The Imperial War Museum has launched its digital response to the Centenary of the First World War with a bold plan to tell the life stories of millions of people from across Britain and the Commonwealth
With little more than two months to go before they reveal the new First World War galleries at IWM London, the Imperial War Museum has launched its online response to the First World War centenary with a national call to action.
Lives of the First World War has been developed with DC Thomson Family History. It is designed to be permanent digital memorial to more than eight million men and women from across Britain and the Commonwealth who served in uniform and worked on the home front. And the general public are being called upon to realise it.
The website, which has launched today with the basic records of more than 4.5 million men and 40,000 women who served with the British Army overseas, invites members of the public to add their own stories of relatives and upload photographs, reminiscences and links to service records.
The idea is to eventually create a massive digital memorial to more than eight million British and Commonwealth people.
Luke Smith, the museum's Digital Lead for the First World War Centenary, described the launch of the site as "just the beginning”, adding that the museum needed the public to help "remember these people now and in the future”.
“Everybody can contribute to Lives of the First World War,” added Smith.
“Whether they choose to simply remember someone online, upload a picture from their family album, share a story passed down through generations or connect official records to build a full and factual picture of what happened to that person throughout the war. This is the start of a journey and we urge everyone to get involved.”
The ambitious project, which echoes the Imperial War Museum’s founding ethos of acting as a record of the “toil and sacrifice” of every person who had served, is the 21st century digital response to the idea that there should be an easily referenced record of everybody’s contribution.
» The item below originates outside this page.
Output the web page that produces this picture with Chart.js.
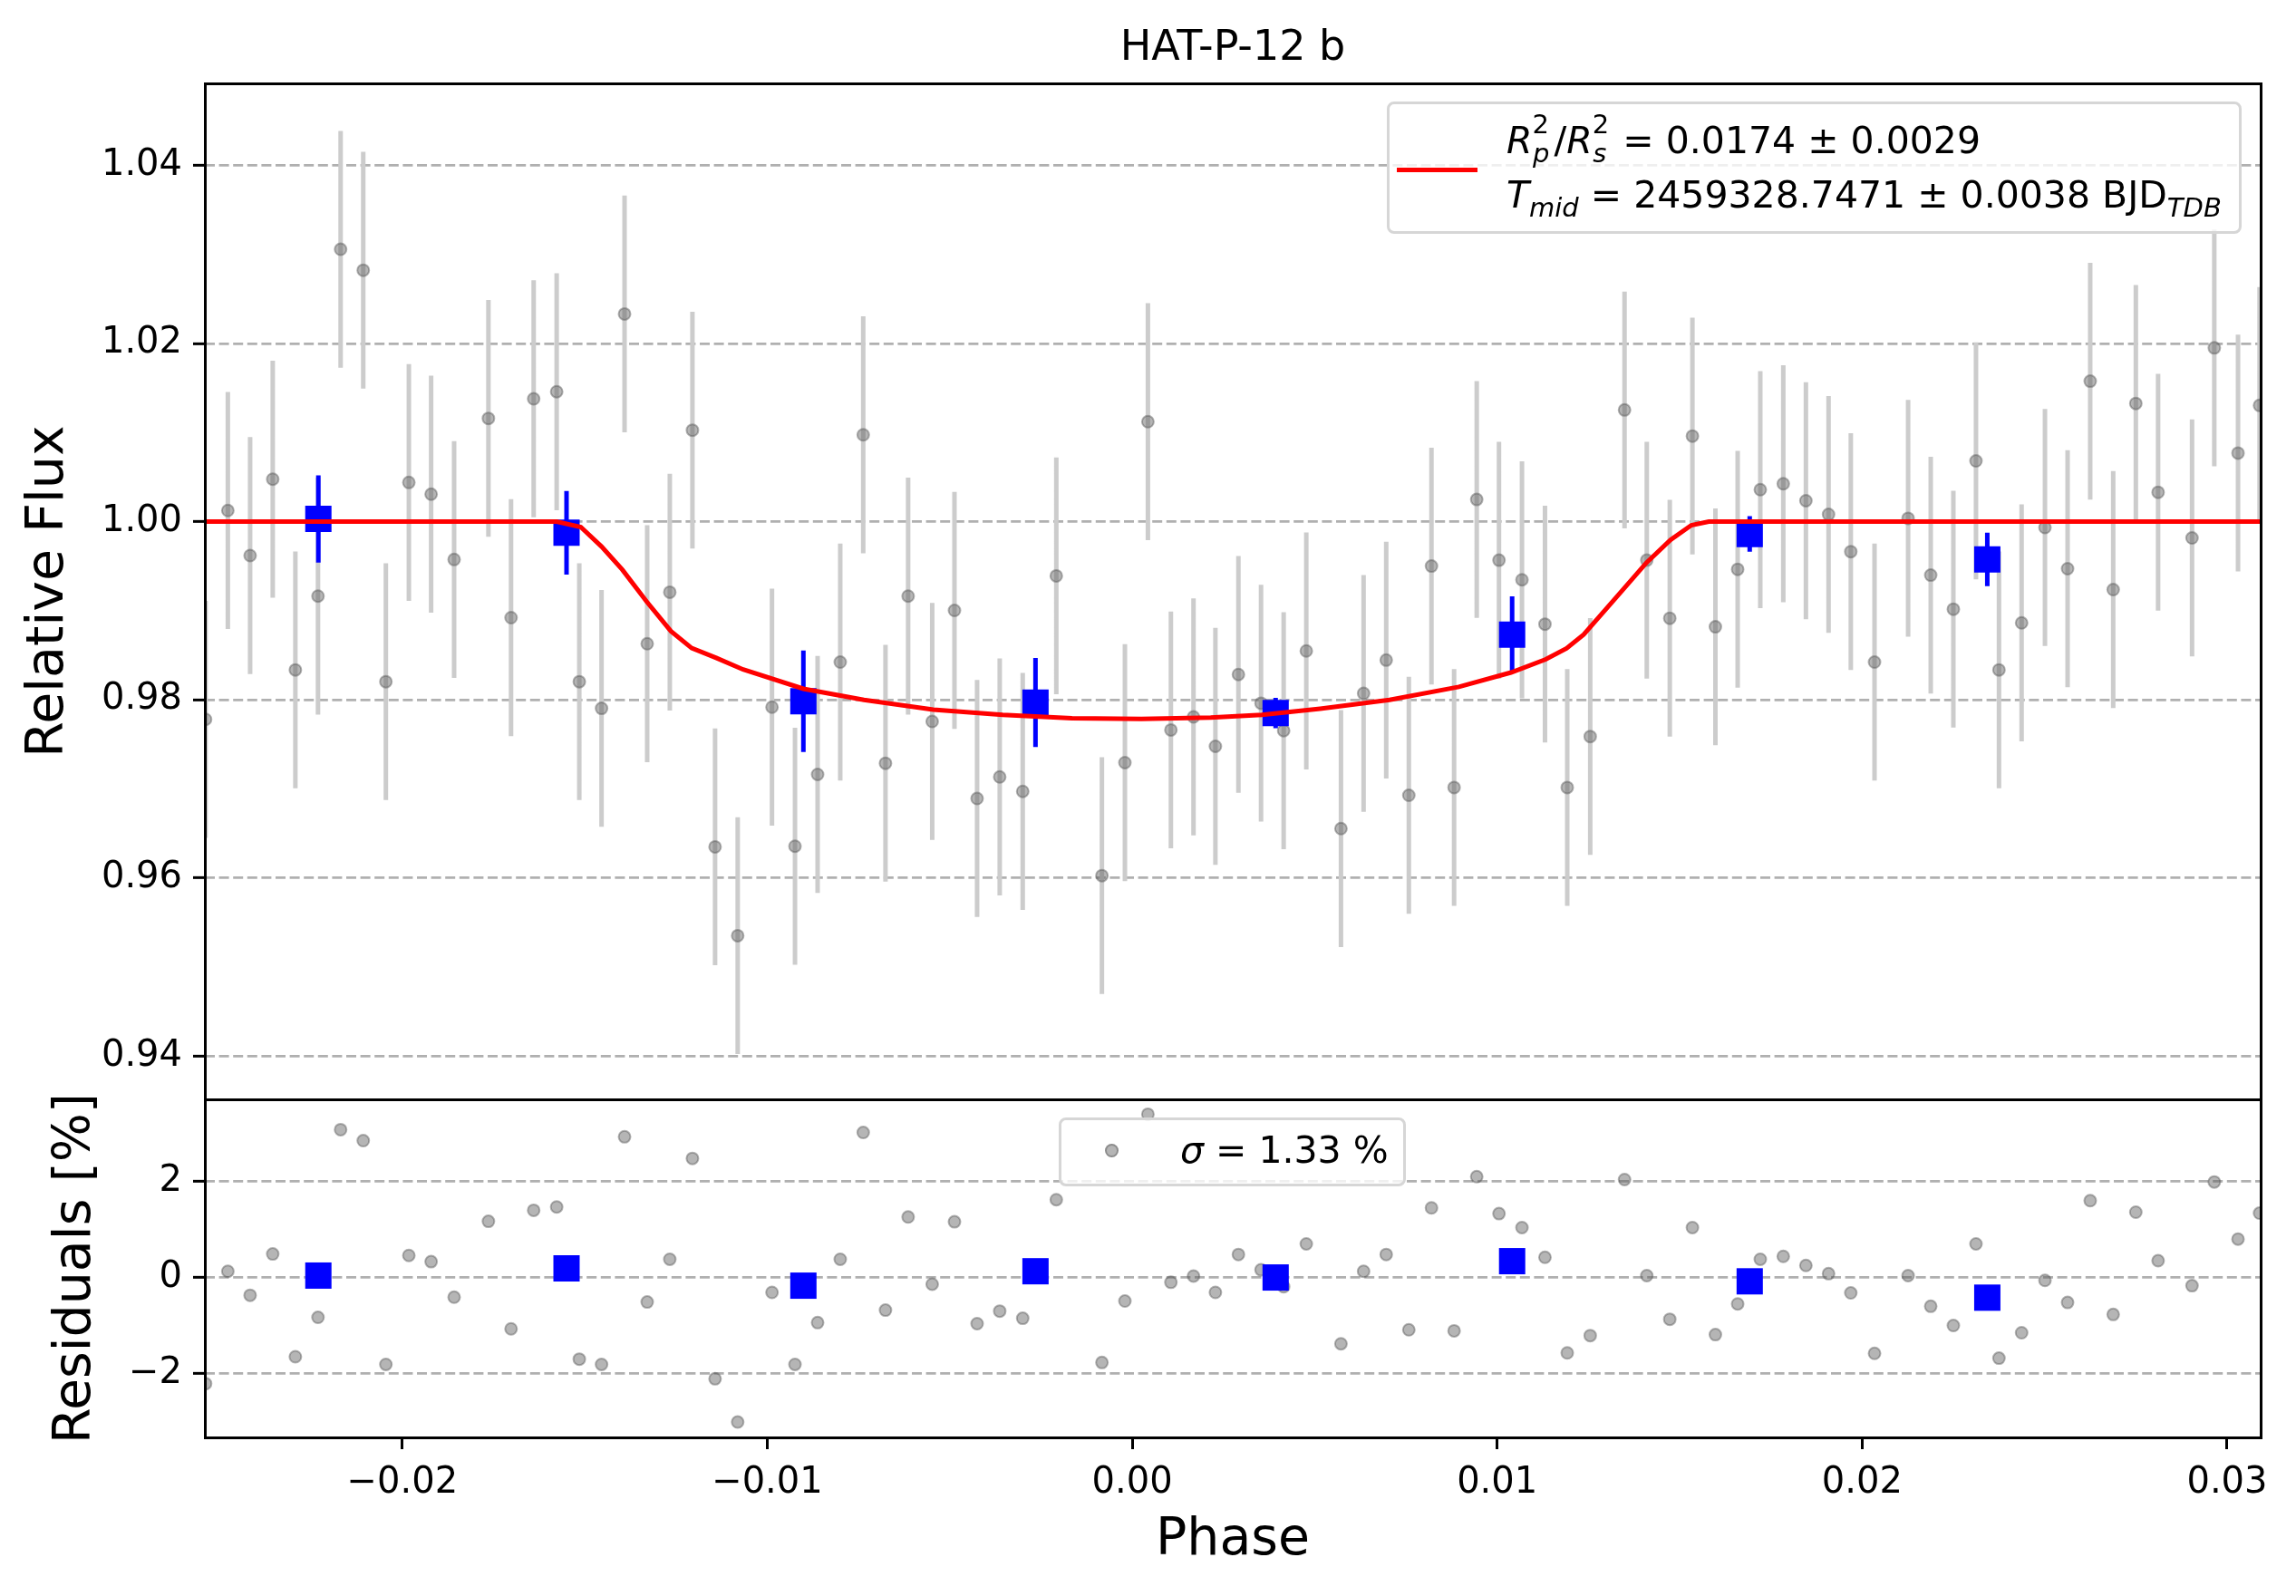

“Now that the First World War is outside living memory, it is more important than ever that we encourage today’s generation to learn more about those men and women and their experiences from 1914-18,” said Diane Lees, IWM’s Director General .
“Lives of the First World War will be a fantastic platform for that throughout the centenary and will become a significant resource for future generations too.”
A person wanting to find a relative can search by name and refine by first name and initial, full surname, corps or regiment and rank. For the more common names that might crop up several times in the same regiment (a search for “Albert Smith” returned 2,389 results), a service number is required to identify the correct person.
The site will be enhanced with new functionality in the coming months so that people can easily share and discuss who they are remembering online and millions of additional new records will also be added - from the Royal Flying Corp/Royal Air Force, the Royal Navy, the Canadian Expeditionary Force, the Australian and New Zealand Imperial Forces.
The IWM also intends to upload the records of almost 17,000 conscientious objectors.
With plans to turn the focus onto the Indian Army, Home Front workers and others who made a contribution from across the British Empire, the site may just live up to the Dan Snow's prediction that it will be become “one of the most extraordinary war memorials ever”.
An ambassador for the project, the TV historian added: “IWM has created Lives of the First World War and is now handing it over to us, the public.
"We need to make it happen by uploading information about our First World War ancestors, piecing together their stories, remembering them and saving this knowledge for future generations.”